> Aim of the task:
Leave out the pictures, and write out exactly the lines from the beginning of the material to the line holding "(\nm) at (16+116*\k,275)", that line included, and nothing else.

> Stored data:
** start **
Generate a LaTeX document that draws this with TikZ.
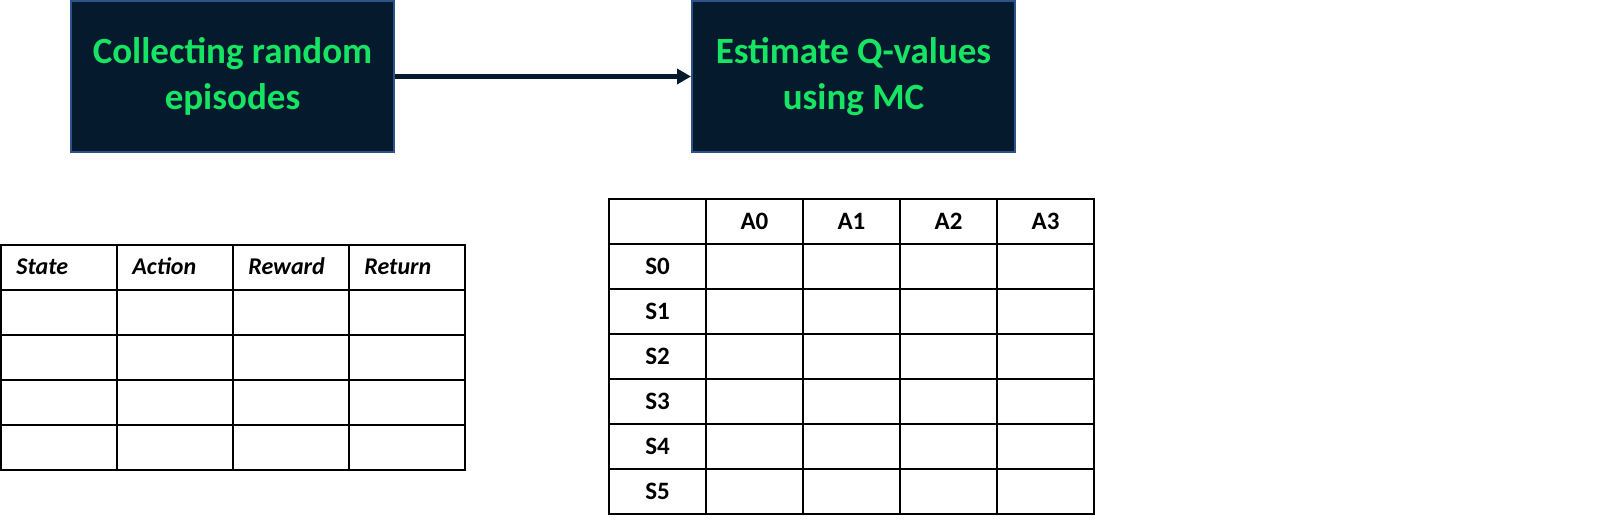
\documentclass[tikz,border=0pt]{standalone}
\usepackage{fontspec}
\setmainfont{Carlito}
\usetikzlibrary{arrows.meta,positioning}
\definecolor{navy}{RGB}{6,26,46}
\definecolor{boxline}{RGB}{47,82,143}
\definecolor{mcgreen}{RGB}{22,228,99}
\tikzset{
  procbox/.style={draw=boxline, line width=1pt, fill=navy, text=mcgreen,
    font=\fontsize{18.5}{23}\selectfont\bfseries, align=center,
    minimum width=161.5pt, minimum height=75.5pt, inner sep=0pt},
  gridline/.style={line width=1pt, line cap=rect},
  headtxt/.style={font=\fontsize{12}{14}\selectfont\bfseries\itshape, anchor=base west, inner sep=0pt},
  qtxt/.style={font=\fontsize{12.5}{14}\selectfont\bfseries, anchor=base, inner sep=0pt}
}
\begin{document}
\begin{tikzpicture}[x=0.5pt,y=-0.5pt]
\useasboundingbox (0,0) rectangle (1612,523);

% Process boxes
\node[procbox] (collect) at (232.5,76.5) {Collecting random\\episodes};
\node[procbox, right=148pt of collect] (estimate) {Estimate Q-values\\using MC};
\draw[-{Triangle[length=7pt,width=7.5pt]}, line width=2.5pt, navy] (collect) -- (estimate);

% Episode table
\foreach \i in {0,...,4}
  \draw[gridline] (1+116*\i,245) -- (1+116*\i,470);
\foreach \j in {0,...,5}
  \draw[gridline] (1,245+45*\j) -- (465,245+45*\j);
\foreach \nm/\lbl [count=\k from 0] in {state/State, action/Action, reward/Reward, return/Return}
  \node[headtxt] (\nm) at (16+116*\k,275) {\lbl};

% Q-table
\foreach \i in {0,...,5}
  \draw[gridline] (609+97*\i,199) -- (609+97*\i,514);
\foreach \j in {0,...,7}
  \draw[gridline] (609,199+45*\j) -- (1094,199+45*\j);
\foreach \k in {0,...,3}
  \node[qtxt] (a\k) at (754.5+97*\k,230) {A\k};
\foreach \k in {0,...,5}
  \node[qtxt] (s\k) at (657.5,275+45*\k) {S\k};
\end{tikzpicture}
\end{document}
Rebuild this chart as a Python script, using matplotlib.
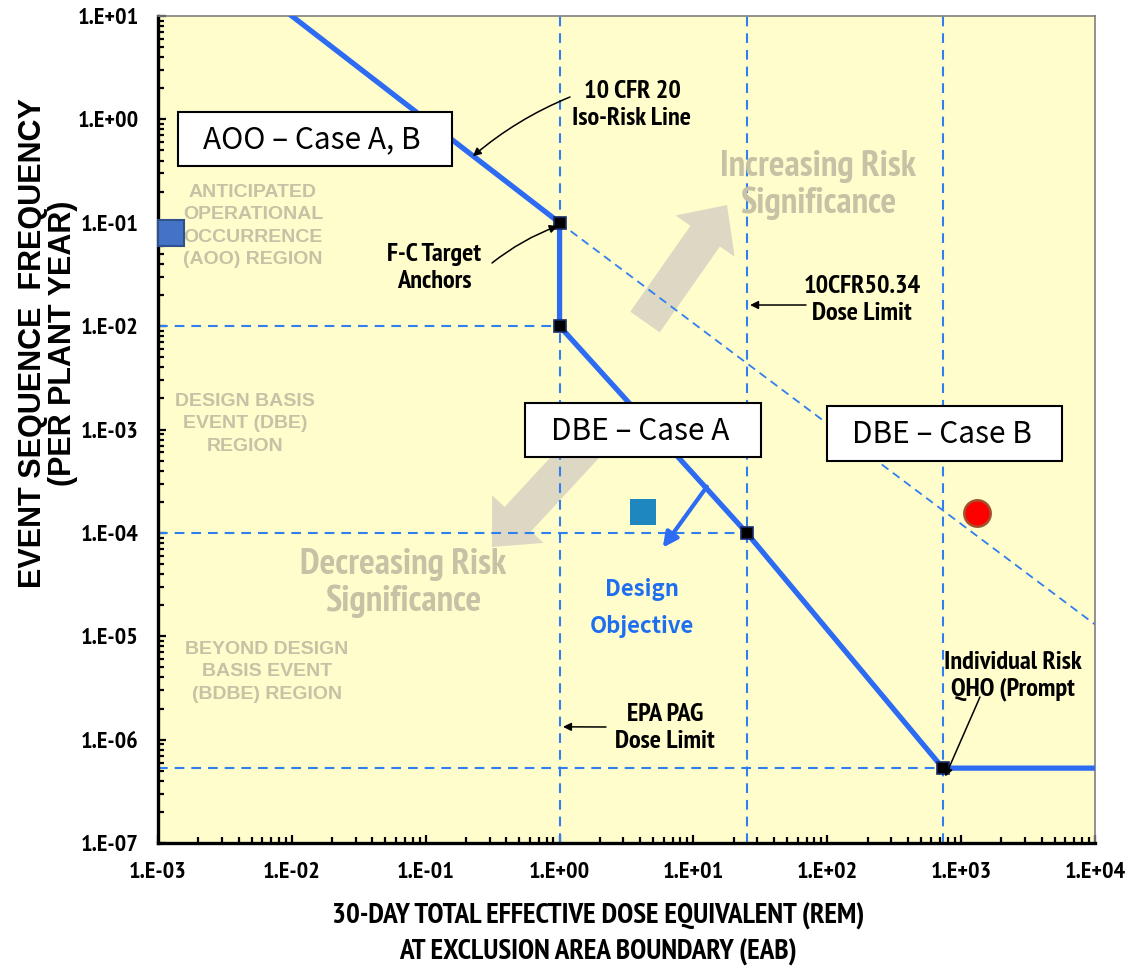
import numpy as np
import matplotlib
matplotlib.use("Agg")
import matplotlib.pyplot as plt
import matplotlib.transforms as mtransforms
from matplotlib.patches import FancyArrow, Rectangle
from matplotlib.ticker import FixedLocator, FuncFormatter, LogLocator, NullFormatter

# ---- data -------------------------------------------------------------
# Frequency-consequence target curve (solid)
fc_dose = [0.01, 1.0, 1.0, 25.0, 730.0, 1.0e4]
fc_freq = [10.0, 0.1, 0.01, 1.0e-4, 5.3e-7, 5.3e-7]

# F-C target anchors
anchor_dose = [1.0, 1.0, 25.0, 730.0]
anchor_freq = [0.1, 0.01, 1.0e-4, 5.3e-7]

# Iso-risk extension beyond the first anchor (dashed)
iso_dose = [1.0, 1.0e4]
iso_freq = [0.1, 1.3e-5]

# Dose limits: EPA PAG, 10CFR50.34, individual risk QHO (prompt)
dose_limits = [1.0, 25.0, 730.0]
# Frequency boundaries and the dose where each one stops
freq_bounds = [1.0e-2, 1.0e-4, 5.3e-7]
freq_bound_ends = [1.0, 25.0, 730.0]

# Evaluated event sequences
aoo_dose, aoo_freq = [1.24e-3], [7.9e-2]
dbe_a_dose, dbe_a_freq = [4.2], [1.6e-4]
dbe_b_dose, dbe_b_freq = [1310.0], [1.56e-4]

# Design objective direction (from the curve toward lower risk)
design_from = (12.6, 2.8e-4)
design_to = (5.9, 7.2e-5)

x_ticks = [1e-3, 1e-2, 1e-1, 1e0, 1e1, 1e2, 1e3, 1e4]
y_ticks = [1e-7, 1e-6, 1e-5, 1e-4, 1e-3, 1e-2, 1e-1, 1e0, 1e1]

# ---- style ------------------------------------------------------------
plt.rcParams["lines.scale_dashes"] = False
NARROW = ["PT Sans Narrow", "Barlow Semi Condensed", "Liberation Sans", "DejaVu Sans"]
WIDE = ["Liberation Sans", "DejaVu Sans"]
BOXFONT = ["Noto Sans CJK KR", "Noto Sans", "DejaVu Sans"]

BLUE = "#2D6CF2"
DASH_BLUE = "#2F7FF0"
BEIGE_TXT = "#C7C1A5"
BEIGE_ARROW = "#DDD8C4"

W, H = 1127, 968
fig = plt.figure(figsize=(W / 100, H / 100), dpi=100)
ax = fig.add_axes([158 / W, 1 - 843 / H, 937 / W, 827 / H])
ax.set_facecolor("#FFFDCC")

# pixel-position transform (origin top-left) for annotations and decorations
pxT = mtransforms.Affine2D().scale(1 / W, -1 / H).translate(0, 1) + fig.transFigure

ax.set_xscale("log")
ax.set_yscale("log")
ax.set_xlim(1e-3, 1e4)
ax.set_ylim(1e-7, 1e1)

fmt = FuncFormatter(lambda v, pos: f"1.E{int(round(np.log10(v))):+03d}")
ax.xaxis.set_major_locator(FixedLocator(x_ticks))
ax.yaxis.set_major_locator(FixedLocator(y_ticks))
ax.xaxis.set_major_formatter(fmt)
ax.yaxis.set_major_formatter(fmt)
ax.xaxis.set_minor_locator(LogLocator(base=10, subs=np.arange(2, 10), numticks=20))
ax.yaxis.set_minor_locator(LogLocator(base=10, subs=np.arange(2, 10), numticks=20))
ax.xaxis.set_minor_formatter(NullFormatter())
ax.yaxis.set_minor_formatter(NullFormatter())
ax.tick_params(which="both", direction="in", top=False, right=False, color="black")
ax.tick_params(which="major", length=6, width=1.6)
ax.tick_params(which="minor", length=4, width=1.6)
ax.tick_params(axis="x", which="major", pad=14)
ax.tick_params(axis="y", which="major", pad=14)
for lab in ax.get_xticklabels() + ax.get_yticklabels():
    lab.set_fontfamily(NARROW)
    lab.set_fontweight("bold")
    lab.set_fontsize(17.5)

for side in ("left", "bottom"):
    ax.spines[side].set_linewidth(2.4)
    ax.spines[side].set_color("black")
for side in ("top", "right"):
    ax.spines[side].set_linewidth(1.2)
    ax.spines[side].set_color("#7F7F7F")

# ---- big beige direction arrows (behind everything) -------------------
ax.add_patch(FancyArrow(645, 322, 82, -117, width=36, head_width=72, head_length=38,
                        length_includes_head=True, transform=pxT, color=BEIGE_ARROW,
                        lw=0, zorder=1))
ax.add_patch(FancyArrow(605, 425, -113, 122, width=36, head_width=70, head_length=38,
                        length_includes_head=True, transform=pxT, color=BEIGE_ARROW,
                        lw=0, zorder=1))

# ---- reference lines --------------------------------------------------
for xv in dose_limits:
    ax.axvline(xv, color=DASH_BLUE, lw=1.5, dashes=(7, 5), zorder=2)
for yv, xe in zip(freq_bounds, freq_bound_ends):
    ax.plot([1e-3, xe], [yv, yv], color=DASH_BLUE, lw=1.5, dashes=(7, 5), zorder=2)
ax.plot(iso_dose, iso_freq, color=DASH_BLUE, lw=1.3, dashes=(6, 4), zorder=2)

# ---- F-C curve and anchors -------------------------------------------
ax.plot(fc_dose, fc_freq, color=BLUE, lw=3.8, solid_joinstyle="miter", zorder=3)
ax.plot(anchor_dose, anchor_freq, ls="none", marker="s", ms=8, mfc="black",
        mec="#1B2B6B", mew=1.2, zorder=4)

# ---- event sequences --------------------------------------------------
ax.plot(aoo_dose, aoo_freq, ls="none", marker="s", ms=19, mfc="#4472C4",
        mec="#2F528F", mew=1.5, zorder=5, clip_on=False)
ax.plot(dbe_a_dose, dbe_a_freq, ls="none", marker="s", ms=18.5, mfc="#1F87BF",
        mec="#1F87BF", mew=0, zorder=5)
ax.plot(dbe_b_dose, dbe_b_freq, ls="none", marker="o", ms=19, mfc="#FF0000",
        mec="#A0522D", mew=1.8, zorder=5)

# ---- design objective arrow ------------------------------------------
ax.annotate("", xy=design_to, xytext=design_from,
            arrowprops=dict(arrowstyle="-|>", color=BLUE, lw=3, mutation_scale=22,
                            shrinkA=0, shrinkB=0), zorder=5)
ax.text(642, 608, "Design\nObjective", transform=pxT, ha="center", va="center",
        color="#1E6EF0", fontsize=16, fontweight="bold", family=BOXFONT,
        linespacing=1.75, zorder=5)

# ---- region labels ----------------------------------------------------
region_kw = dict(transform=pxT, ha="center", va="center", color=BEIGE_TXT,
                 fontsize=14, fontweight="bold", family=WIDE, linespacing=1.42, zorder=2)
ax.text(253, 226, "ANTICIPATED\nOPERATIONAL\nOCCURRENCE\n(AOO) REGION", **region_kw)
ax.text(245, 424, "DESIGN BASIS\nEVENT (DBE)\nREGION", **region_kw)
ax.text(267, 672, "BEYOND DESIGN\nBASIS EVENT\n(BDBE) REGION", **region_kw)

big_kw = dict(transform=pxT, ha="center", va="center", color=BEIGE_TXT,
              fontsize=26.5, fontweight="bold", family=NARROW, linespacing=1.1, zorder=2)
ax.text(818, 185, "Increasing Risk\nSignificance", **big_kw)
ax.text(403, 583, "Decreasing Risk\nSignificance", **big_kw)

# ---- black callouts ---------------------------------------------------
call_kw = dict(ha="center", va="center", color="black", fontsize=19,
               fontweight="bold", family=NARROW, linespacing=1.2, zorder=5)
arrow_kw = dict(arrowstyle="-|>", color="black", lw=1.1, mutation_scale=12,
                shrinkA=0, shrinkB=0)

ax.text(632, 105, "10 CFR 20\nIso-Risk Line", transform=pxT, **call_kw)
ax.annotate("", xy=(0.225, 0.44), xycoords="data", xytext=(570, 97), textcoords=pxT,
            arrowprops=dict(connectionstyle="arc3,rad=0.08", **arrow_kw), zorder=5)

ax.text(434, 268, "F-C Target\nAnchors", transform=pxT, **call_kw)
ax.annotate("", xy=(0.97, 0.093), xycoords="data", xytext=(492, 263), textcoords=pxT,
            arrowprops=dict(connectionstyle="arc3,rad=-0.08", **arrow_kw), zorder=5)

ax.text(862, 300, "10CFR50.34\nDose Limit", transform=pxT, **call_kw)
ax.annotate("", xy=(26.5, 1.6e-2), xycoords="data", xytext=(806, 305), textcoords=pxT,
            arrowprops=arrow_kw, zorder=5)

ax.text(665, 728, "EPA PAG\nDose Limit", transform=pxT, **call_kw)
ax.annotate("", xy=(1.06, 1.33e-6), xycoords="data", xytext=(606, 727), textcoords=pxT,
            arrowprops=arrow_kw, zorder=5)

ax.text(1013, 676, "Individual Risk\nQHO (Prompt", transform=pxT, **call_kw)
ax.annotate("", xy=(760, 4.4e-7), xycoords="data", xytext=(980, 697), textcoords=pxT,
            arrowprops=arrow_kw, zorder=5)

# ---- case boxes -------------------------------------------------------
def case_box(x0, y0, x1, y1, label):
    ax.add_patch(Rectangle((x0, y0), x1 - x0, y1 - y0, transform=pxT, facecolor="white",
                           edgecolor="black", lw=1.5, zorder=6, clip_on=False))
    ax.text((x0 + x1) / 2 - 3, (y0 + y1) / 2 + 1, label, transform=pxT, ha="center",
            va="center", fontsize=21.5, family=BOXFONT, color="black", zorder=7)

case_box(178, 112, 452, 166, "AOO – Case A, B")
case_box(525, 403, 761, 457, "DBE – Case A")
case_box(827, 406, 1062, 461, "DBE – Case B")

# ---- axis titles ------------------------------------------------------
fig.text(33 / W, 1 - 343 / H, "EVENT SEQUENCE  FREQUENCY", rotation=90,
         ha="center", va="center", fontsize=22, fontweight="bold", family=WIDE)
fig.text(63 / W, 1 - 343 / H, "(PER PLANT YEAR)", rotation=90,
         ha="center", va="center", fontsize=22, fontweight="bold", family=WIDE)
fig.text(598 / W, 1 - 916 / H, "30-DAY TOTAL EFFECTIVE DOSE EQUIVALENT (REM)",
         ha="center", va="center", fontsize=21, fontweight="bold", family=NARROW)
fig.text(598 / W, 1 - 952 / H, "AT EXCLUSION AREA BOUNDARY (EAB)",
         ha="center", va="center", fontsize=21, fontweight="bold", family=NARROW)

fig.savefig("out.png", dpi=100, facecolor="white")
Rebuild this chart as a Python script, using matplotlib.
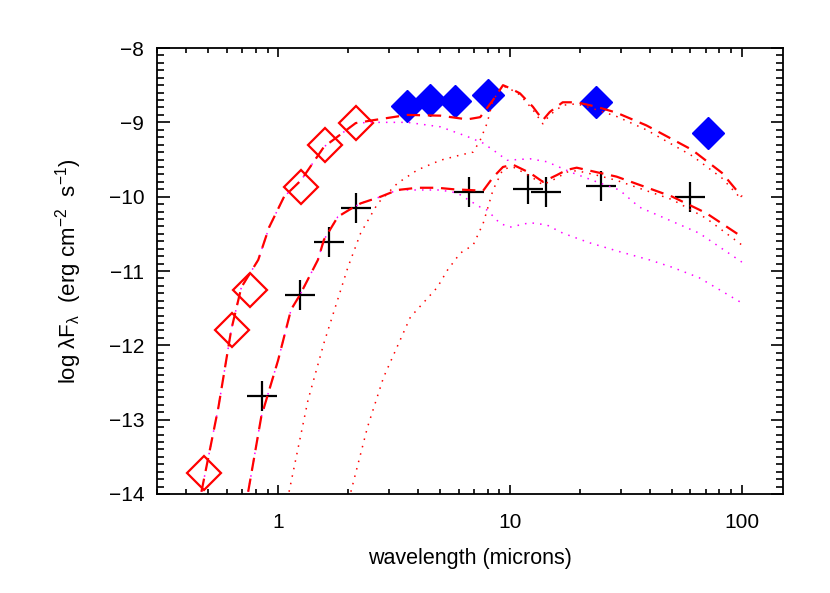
** end **
> Worked answer:
Generate a LaTeX document that draws this with TikZ.
\documentclass[tikz,border=0pt]{standalone}
\usepackage{fontspec}
\setmainfont{Carlito}
\usetikzlibrary{arrows.meta,positioning}
\definecolor{navy}{RGB}{6,26,46}
\definecolor{boxline}{RGB}{47,82,143}
\definecolor{mcgreen}{RGB}{22,228,99}
\tikzset{
  procbox/.style={draw=boxline, line width=1pt, fill=navy, text=mcgreen,
    font=\fontsize{18.5}{23}\selectfont\bfseries, align=center,
    minimum width=161.5pt, minimum height=75.5pt, inner sep=0pt},
  gridline/.style={line width=1pt, line cap=rect},
  headtxt/.style={font=\fontsize{12}{14}\selectfont\bfseries\itshape, anchor=base west, inner sep=0pt},
  qtxt/.style={font=\fontsize{12.5}{14}\selectfont\bfseries, anchor=base, inner sep=0pt}
}
\begin{document}
\begin{tikzpicture}[x=0.5pt,y=-0.5pt]
\useasboundingbox (0,0) rectangle (1612,523);

% Process boxes
\node[procbox] (collect) at (232.5,76.5) {Collecting random\\episodes};
\node[procbox, right=148pt of collect] (estimate) {Estimate Q-values\\using MC};
\draw[-{Triangle[length=7pt,width=7.5pt]}, line width=2.5pt, navy] (collect) -- (estimate);

% Episode table
\foreach \i in {0,...,4}
  \draw[gridline] (1+116*\i,245) -- (1+116*\i,470);
\foreach \j in {0,...,5}
  \draw[gridline] (1,245+45*\j) -- (465,245+45*\j);
\foreach \nm/\lbl [count=\k from 0] in {state/State, action/Action, reward/Reward, return/Return}
  \node[headtxt] (\nm) at (16+116*\k,275) {\lbl};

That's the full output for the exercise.